Thou hast from the sin that stained me
Washed and cleansed and set me free
And unto this end ordained me,
That I ever live to Thee. [LSB 573, st. 1]
            What comfort it is to know that we don’t need to depend on our choices for salvation.  Jesus also explains in the Gospel reading for today, “All that the Father gives me will come to me, and whoever comes to me I will never cast out.” [Jn. 6:37]  So God the Father has chosen us, and has given us to Christ, and our Saviour has promised to never cast us out.
            As we inevitably end up making bad choices, failing to do what we should, and doing what we should not do, it is forgiveness that keeps us in Christ.  He will not cast us out.
            Consider Elijah in the Old Testament reading.  Elijah decided to run for his life and hide in the desert upon hearing the threat of the evil woman, Queen Jezebel.  He decided the wilderness would be the only safe place for him.
            Let’s have a quick review of what had taken place so that Jezebel threatened Elijah.  Elijah had been given the power by his word to prevent rain, [1 Ki. 17:1] causing a drought.  He had been miraculously fed by ravens [v. 4 – 6] and by the widow whose flour and oil were never spent. [vv. 14 – 16]  When the widow’s son died, he raised the boy from the dead, [17 – 24] and with all of Israel to witness, he called fire from heaven to consume the sacrifice on Mount Carmel and then had the 450 prophets of Baal killed. [1 Ki. 18]  He then outruns King Ahab’s chariot from Carmel to Jezreel, a distance of 24 kilometres. [18:41 – 46]  This is where a messenger brings him the threat from Jezebel, since she was a worshipper of Baal.  And Elijah gets scared.  Despite everything he had seen God do, including through his own hand, he chooses to run for his life. [19:3]  His human reason tells him that this is the safest course of action, and thus he chooses poorly.
            God responds to Elijah’s poor choice in love.  The angel of the Lord gives him food to eat, which strengthens him to travel for 40 days and 40 nights to Mount Horeb, the mount of God.  There, God comes and talks with him in a low whisper, encouraging him with His Word.  God tells him that he is not alone, and gives the weary Elijah instructions for appointing a successor.  God also encourages him by telling him that there are other faithful believers, and gives hope for the future of Israel. [1 Ki. 19:9 – 18]

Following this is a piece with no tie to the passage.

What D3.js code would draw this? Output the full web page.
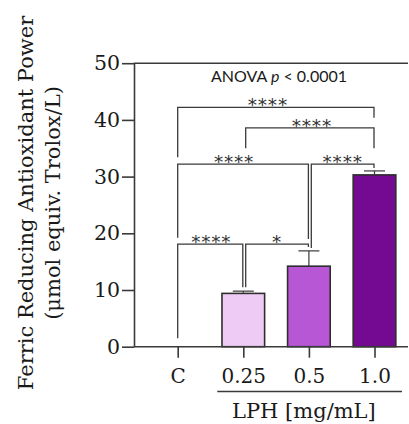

            When we make a poor choice, God not only forgives us, but He also strengthens us and teaches us.  As He miraculously fed Elijah, He also miraculously feeds us in order to strengthen us; He gives us His very body and blood.  He gives us the bread of life, to strengthen our faith.
            So even though Paul encourages Christians to make God-pleasing choices in their lives and warns them of the dangers of sin, he knows that the Holy Spirit is working in them, so that God’s commands are not burdensome. [1 Jn. 5:3]  Paul knows that those forgiven by God are not burdened by the Law.  We are free.  We are no longer under the slavery of sin, we have died to sin and thus have been given a new life and are alive in Christ Jesus. [Rom. 6:1 – 11]  And this new life was not our choice, it was Christ’s choice to love us and give Himself up for us, “a fragrant offering and sacrifice to God.” [Eph. 5:2]  It was His choice to ransom us from our futile ways with His precious blood.  [1 Pt. 1:18 – 19 ]  And it is His choice to feed us with His body and blood to strengthen us to life everlasting.  Amen.